Joseph J. O'Donnell Field is a baseball venue in Boston, Massachusetts, United States. It is home to the Harvard Crimson baseball team of Harvard University. Formerly known as Soldier's Field, the location has been home to Harvard baseball since 1898. The venue is named for Joseph J. O'Donnell, a Harvard alumnus who played baseball and football while attending the school. It has a capacity of 1,600 spectators.

== History ==
=== Donation and dedication ===
The land on which O'Donnell sits was donated to Harvard in 1890 by Major Henry Lee Higginson; Higginson named the site Soldier's Field after six of his friends who died fighting in the Civil War– James Savage, Jr., Charles Russell Lowell, Edward Barry Dalton, Stephen George Perkins, James Jackson Lowell, Robert Gould Shaw. At the site's dedication, Higginson said in an address to Harvard's students:

This field means more than a playground to me, for I ask to make it a memorial to some dear friends who gave their lives, and all that they had or hoped for, to their country and to their fellow men in the hour of great need—the War of the Rebellion. They gave their lives in the cause of virtue and good government, and to save our nation from the great sins of disunion and of slavery. This is what we claim for our northern men.

=== Use ===
The Harvard baseball program moved to the location in 1898; from 1884–1897, it had played at Holmes Field, which Harvard also used for football games and track and field competitions. The Harvard Crimson football and track and field teams continued to share Soldier's Field until moving to Harvard Stadium.

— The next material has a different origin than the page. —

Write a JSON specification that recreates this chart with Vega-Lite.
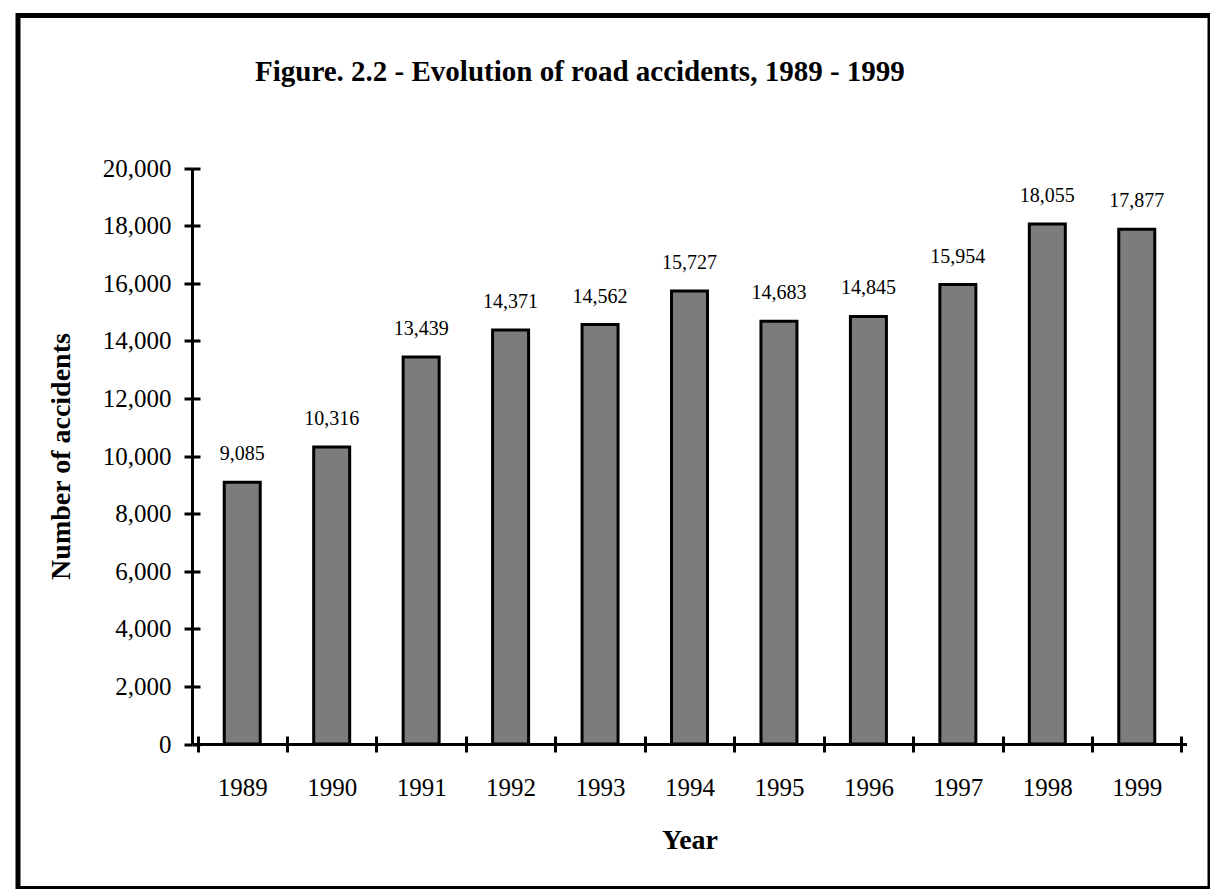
{
  "$schema": "https://vega.github.io/schema/vega-lite/v6.json",
  "width": 1192,
  "height": 873,
  "autosize": {"type": "none"},
  "padding": {"left": 18, "top": 15.5, "right": 0, "bottom": 0},
  "background": "white",
  "title": {
    "text": "Figure. 2.2 - Evolution of road accidents, 1989 - 1999",
    "font": "Liberation Serif",
    "fontSize": 29,
    "fontWeight": "bold",
    "color": "black",
    "anchor": "start",
    "frame": "group",
    "baseline": "alphabetic",
    "offset": -94,
    "dx": 237
  },
  "data": {
    "values": [
      {"year": 1989, "accidents": 9085},
      {"year": 1990, "accidents": 10316},
      {"year": 1991, "accidents": 13439},
      {"year": 1992, "accidents": 14371},
      {"year": 1993, "accidents": 14562},
      {"year": 1994, "accidents": 15727},
      {"year": 1995, "accidents": 14683},
      {"year": 1996, "accidents": 14845},
      {"year": 1997, "accidents": 15954},
      {"year": 1998, "accidents": 18055},
      {"year": 1999, "accidents": 17877}
    ]
  },
  "encoding": {
    "x": {
      "field": "year",
      "type": "quantitative",
      "scale": {"domain": [1988.5, 1999.5], "range": [174.5, 1168.5], "nice": false, "zero": false}
    },
    "y": {
      "field": "accidents",
      "type": "quantitative",
      "scale": {"domain": [0, 20000], "range": [728.5, 152.5], "nice": false, "zero": true}
    }
  },
  "layer": [
    {
      "mark": {"type": "bar", "width": 36, "fill": "#7c7c7c", "stroke": null},
      "encoding": {
        "x": {
          "field": "year", "type": "quantitative",
          "axis": {
            "orient": "bottom", "offset": -144.5, "title": null,
            "values": [1988.5, 1989.5, 1990.5, 1991.5, 1992.5, 1993.5, 1994.5, 1995.5, 1996.5, 1997.5, 1998.5, 1999.5],
            "labels": false, "ticks": true, "tickSize": 8, "tickWidth": 3, "tickColor": "black",
            "domain": true, "domainWidth": 3, "domainColor": "black", "grid": false
          }
        },
        "y": {
          "field": "accidents", "type": "quantitative",
          "axis": {
            "orient": "left", "offset": -174,
            "title": "Number of accidents",
            "titleFont": "Liberation Serif", "titleFontSize": 28, "titleFontWeight": "bold", "titleColor": "black",
            "titlePadding": 27,
            "values": [0, 2000, 4000, 6000, 8000, 10000, 12000, 14000, 16000, 18000, 20000],
            "format": ",d",
            "labelFont": "Liberation Serif", "labelFontSize": 25, "labelColor": "black", "labelPadding": 13,
            "ticks": true, "tickSize": 8, "tickWidth": 3, "tickColor": "black",
            "domain": true, "domainWidth": 3, "domainColor": "black", "grid": false
          }
        }
      }
    },
    {
      "mark": {"type": "bar", "width": 36, "fill": null, "fillOpacity": 0, "stroke": "black", "strokeWidth": 3},
      "encoding": {
        "x": {
          "field": "year", "type": "quantitative",
          "axis": {
            "orient": "bottom", "offset": -144.5, "title": null,
            "values": [1988.5, 1989.5, 1990.5, 1991.5, 1992.5, 1993.5, 1994.5, 1995.5, 1996.5, 1997.5, 1998.5, 1999.5],
            "labels": false, "ticks": true, "tickSize": -8, "tickWidth": 3, "tickColor": "black",
            "domain": false, "grid": false
          }
        },
        "y": {
          "field": "accidents", "type": "quantitative",
          "axis": {
            "orient": "left", "offset": -174, "title": null,
            "values": [0, 2000, 4000, 6000, 8000, 10000, 12000, 14000, 16000, 18000, 20000],
            "labels": false, "ticks": true, "tickSize": -8, "tickWidth": 3, "tickColor": "black",
            "domain": false, "grid": false
          }
        }
      }
    },
    {
      "mark": {"type": "text", "font": "Liberation Serif", "fontSize": 20, "color": "black", "baseline": "alphabetic", "align": "center", "dy": -22},
      "encoding": {
        "text": {"field": "accidents", "type": "quantitative", "format": ","},
        "x": {
          "field": "year", "type": "quantitative",
          "axis": {
            "orient": "bottom", "offset": -144.5,
            "title": "Year",
            "titleFont": "Liberation Serif", "titleFontSize": 28, "titleFontWeight": "bold", "titleColor": "black",
            "titlePadding": 26,
            "values": [1989, 1990, 1991, 1992, 1993, 1994, 1995, 1996, 1997, 1998, 1999],
            "format": "d",
            "labelFont": "Liberation Serif", "labelFontSize": 25, "labelColor": "black", "labelPadding": 31,
            "ticks": false, "tickSize": 0, "domain": false, "grid": false
          }
        },
        "y": {"field": "accidents", "type": "quantitative", "axis": null}
      }
    }
  ],
  "resolve": {"axis": {"x": "independent", "y": "independent"}},
  "config": {
    "view": {"stroke": "black", "strokeWidth": 5, "fill": "white"}
  }
}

On April 27, 1898, in the first game played on the field, Harvard defeated Dartmouth 13–7.

Prior to a doubleheader against Dartmouth on May 4, 1997, the field was dedicated to Joseph J. O'Donnell, Harvard class of 1967. O'Donnell played baseball and football at Harvard, captaining the baseball team during his senior season. He donated $2.5 million to the baseball program in 1995, allowing it to hire a head coach on a full-time basis. In 2012, O'Donnell donated an additional $30 million to the university.

The 1998 Harvard team had a 15–0 record at O'Donnell Field and is the only team in program history to have an undefeated home record.

== Features ==
The field features a natural grass surface, bullpens, and shrubbery beyond the outfield fence. Bleacher seating is located behind home plate and on the first base side of the field. In 2004, a new backstop and dugouts were added to the field. Additionally, the height of the outfield fence was raised from three feet to four feet.

Harvard Stadium stands next to the field on the first base side.

== Other uses ==
The field has hosted the baseball tournament of the summer Bay State Games on several occasions. It also hosts high school baseball showcases.